Света довольно рассмеялась и, слегка кокетничая с Глебом, таинственным шепотом сообщила:
— Я ведь тоже хоть и маленькая, но жутко волевая. Вот закончу институт, буду врачом-реаниматором, и тогда уж многие вопросы в отделении смогу решать сама. — Она серьезно поглядела Глебу прямо в глаза и твердо сказала: — Таких, как вы, буду пускать к самым тяжелым.
— А почему? — удивился Глеб.
— У вас… душа нежная… а значит, легкая, проникающая в биополе другого человека. Вы вреда причинить не можете тому, кто без сознания. Наоборот…
— Откуда вы про меня это знаете? — удивился Глеб той безапелляционной уверенности, с которой Света ставила ему диагноз.
— А у меня с детства способности такие. Ко мне даже родители прислушивались, когда я совсем ребенком была.
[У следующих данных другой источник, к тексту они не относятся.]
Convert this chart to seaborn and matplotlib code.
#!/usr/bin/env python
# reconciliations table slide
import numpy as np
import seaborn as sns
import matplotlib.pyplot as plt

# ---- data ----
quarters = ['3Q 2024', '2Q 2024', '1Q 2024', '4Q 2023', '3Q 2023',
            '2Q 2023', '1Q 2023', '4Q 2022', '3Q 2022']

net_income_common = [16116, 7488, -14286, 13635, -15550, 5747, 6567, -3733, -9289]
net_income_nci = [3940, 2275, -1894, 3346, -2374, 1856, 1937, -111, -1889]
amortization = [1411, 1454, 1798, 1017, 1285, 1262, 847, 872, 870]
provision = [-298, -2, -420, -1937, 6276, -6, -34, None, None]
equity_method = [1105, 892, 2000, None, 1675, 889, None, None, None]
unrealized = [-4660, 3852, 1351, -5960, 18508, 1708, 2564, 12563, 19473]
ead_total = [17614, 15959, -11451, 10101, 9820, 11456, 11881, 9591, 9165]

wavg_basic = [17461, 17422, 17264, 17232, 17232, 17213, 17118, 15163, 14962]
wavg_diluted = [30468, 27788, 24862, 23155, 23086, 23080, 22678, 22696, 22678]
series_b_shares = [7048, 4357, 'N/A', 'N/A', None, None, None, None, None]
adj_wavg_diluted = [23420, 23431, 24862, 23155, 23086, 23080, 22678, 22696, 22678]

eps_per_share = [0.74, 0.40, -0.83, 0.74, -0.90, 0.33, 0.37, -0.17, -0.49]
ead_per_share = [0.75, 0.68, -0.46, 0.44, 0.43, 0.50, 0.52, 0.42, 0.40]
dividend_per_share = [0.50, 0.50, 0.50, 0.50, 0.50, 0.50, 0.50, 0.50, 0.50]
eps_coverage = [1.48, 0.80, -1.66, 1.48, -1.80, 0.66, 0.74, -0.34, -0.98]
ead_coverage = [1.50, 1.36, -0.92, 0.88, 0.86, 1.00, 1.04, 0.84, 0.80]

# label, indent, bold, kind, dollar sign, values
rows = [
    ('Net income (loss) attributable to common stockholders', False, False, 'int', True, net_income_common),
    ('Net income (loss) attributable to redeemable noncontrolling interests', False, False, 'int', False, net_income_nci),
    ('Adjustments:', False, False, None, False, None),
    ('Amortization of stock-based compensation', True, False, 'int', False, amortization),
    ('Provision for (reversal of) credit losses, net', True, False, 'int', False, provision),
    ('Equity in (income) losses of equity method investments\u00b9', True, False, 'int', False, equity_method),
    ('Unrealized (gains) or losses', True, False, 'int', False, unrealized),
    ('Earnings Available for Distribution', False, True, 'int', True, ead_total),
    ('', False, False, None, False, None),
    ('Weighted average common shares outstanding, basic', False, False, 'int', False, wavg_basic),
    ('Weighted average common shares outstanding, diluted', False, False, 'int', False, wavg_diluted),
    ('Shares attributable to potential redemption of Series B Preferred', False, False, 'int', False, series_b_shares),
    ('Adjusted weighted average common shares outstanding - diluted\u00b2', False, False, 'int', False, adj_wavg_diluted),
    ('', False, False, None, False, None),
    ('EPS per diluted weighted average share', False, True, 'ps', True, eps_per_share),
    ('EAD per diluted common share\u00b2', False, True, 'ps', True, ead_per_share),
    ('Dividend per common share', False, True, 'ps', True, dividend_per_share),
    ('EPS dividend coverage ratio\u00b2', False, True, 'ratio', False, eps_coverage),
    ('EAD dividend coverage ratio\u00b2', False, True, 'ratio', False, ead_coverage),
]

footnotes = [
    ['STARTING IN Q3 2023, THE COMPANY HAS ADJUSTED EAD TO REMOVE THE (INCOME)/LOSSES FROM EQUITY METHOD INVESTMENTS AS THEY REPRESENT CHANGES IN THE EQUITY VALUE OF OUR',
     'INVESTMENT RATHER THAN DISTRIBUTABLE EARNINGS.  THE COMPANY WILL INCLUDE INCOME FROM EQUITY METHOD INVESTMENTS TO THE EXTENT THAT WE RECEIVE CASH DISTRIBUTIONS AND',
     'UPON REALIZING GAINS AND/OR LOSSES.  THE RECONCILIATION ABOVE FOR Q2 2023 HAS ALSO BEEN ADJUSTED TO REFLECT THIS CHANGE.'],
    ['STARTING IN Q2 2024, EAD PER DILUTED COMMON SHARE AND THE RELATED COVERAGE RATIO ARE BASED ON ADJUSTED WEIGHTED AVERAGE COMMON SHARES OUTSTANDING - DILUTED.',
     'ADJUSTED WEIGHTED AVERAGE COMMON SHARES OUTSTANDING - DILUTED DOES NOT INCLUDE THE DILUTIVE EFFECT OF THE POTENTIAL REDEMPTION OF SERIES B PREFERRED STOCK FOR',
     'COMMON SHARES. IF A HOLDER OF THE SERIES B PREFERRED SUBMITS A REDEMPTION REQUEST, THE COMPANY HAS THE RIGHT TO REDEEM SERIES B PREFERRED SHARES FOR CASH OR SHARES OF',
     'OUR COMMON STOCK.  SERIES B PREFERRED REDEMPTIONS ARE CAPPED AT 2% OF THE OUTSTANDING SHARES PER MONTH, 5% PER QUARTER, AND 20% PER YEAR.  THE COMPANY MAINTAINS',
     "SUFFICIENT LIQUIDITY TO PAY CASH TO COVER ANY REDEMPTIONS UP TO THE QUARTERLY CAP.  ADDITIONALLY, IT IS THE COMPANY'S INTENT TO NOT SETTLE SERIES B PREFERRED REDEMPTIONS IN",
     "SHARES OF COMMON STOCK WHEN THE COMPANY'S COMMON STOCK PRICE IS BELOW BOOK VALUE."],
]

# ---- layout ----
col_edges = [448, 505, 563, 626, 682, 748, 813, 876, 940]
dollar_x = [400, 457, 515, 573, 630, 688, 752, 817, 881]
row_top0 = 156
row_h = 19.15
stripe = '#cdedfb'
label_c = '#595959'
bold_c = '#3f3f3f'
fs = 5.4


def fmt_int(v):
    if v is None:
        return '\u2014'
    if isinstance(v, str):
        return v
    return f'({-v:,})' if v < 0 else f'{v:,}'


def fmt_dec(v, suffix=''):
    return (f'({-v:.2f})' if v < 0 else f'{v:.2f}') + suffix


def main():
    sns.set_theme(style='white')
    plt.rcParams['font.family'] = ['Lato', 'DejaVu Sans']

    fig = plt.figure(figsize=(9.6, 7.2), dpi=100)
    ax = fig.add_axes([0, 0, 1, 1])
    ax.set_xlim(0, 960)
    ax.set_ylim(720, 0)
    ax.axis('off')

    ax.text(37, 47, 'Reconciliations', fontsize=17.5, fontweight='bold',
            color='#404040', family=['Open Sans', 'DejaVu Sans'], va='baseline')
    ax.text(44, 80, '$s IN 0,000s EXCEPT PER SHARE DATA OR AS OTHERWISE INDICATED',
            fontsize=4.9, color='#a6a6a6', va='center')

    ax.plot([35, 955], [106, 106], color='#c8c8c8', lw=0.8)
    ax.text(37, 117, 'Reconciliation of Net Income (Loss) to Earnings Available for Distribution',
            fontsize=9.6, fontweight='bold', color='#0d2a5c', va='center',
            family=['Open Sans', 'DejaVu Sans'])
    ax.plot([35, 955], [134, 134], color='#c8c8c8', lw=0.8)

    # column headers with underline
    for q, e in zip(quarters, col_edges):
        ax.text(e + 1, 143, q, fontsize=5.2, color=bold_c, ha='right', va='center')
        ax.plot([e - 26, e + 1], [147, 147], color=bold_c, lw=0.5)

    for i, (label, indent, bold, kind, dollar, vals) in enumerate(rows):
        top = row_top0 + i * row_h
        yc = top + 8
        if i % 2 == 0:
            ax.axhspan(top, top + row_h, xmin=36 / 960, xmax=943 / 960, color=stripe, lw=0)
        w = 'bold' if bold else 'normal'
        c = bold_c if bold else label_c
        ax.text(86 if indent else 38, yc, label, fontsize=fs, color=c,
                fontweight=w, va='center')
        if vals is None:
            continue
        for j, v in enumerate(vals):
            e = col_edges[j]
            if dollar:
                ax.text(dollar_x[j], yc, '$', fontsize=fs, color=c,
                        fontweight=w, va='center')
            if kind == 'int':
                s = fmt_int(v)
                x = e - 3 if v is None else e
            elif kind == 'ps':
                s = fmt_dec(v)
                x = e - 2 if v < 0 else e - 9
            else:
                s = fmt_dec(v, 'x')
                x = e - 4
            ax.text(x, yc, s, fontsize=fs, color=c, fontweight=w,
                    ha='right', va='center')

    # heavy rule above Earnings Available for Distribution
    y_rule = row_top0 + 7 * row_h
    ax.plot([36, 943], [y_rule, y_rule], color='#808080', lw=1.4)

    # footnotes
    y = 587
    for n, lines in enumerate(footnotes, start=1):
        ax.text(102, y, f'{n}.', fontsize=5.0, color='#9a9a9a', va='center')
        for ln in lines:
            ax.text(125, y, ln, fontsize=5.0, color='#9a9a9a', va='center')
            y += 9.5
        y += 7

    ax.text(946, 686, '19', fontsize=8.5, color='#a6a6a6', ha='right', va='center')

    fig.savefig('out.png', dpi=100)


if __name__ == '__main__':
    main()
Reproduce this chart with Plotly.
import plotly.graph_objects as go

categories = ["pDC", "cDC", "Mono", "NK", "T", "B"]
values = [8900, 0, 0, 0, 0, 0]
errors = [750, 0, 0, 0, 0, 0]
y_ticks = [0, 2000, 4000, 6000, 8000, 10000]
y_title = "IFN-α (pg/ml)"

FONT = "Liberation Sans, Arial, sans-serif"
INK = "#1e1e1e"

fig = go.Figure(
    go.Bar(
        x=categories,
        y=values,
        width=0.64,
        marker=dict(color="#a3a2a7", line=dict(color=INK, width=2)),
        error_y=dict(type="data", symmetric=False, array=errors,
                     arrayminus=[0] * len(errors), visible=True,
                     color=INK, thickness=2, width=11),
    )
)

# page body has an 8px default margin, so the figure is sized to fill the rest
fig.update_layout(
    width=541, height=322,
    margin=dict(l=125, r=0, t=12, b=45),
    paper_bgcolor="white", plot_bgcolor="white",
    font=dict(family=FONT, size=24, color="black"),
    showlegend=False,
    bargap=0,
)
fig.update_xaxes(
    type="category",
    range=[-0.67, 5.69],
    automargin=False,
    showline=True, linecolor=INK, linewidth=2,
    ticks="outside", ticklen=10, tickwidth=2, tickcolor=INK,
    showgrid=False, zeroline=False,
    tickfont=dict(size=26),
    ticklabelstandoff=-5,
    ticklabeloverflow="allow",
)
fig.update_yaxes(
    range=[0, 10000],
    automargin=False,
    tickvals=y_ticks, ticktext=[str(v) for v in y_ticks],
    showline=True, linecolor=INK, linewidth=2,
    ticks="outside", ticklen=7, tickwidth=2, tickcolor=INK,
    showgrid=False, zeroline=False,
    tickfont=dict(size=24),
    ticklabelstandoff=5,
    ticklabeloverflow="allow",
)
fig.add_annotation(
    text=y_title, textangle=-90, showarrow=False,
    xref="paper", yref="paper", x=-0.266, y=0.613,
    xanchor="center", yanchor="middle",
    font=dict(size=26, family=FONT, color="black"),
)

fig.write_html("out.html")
И с запахами тоже… с детства. К нам приехал знакомый из другого города, и я не могла находиться с ним в одной комнате — я чувствовала, как от него исходит тяжелый, чуть сладковатый тошнотворный запах. Я буквально теряла сознание от этого запаха. Никто ничего не чувствовал, одна я. А потом покрылась сыпью. Врачи не понимали, что это за аллергическая реакция, а я-то точно знала, что это от запаха. В результате этот знакомый обокрал моих родителей и смылся. Так его и не нашли. А потом в Сочи… Мы с мамой познакомились на пляже с одной мадам, она отдыхала с дочкой. И меня сразу стало выворачивать от этого уже знакомого запаха, и на следующий день — опять сыпь. Оказалось, что девочка той мадам совсем не дочь, она украла ее для каких-то преступных целей, а когда девочка хотела сбежать — убила ее в гостинице…
Глеб потрясенно смотрел на Свету.
— Мною даже занимались исследователи из института судебной медицины. Но я ищейкой на запах работать не собираюсь — у меня в жизни другие цели и задачи.
— И… часто вас преследует этот ваш… запах?
— Естественно, в толпе я ничего такого не чувствую. Только в общении, когда начинается информационно-энергетический обмен.
— Но вы же феномен! — искренне вырвалось у Глеба.
— Я знаю. Меня же изучали, я говорила. — Света помолчала и грустно добавила: — Не очень-то это приятный дар. Если честно, то весьма обременительный… Ладно, идите… за своей музыкой, — Света толкнула Глеба к выходу. — Если сегодня не разрешат, можете магнитофон в сестринской до завтра оставить.
Во дворе Глеб столкнулся с Севкой, на всех парусах мчавшимся к больнице.
— Мне сказали по телефону, что ей лучше. Мне необходимо видеть ее!
— К ней не пускают, — остановил его Глеб. — Она пришла в себя, но сейчас спит.
— Должны пустить! — Севка нервным движением сдернул шерстяную шапку. — Мне на несколько секунд. Поймите, мне нужно от нее услышать только одно слово.
Глеб вздохнул.
— Попытайся, Сева, — сочувственно проговорил он. — Я ничем не могу помочь — меня самого только что оттуда выпроводили. Но учти — Алену нельзя волновать, нельзя утомлять… Это на твоей совести.